The Jaish al-Islam rebel group in control of Douma said the attack forced them to agree to a Russia-brokered evacuation deal, paving the way for Syria’s government to secure Eastern Ghouta.
Mohammad Alloush, a key member of Jaish al-Islam, said Saturday the Western strikes had not gone far enough.
“Punishing the instrument of the crime while keeping the criminal — a farce,” Alloush wrote on Twitter.
Syrian state media reported that internal security forces had entered Douma on Saturday and that the town would be secured within hours.
The strikes had been expected since harrowing footage surfaced of the aftermath of the attack in Douma, which prompted a furious reaction from Trump.
Trump’s anger was shared by France’s President Emmanuel Macron, who signed his country up for a joint response.
“We cannot tolerate the normalisation of the use of chemical weapons,” Macron said in a statement.
France said it fired cruise missiles from frigates in the Mediterranean and deployed fighter jets from home bases as part of its strikes.
Foreign Minister Jean-Yves Le Drian said “a large part” of the Damascus government’s stocks of chemical weapons had been destroyed.
Britain’s defence ministry said that four British Tornado jets had fired Storm Shadow missiles at a base 15 miles (25 kilometres) west of Homs city.
“This collective action sends a clear message that the international community will not stand by and tolerate the use of chemical weapons,” Prime Minister Theresa May said at a press conference after the strikes.

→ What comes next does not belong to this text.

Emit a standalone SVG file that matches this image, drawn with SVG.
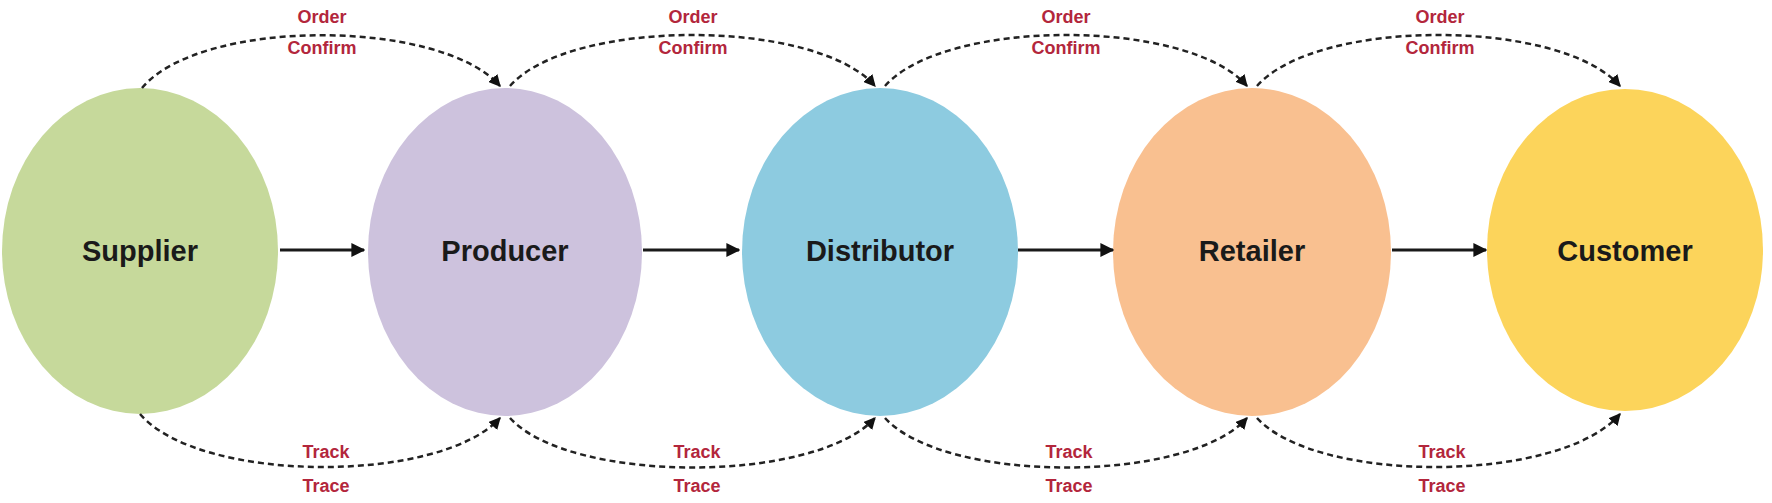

– UN chief urges restraint –
In the days between the attack in Douma and the US-led response, Washington and Moscow clashed repeatedly in duelling statements and debates.
Moscow denied Assad had any role in the alleged attack, pushing a variety of alternative theories that peaked with a claim that Britain staged the event.
Washington, Paris and London have nevertheless insisted that their own secret intelligence points to Assad’s guilt, and on Friday, a US spokeswoman said they had “proof.”
The Western leaders apparently found the evidence conclusive enough to launch a punitive strike, but other observers are concerned the crisis could escalate.
The Russian military had vowed to respond to any attack, and Russian President Vladimir Putin’s administration had repeatedly warned that Trump was taking America down a dangerous path.
UN Secretary General Antonio Guterres on Saturday called for calm, delaying a planned trip to Saudi Arabia to deal with the aftermath of the military action.
“I urge all member states to show restraint in these dangerous circumstances,” he said in a statement.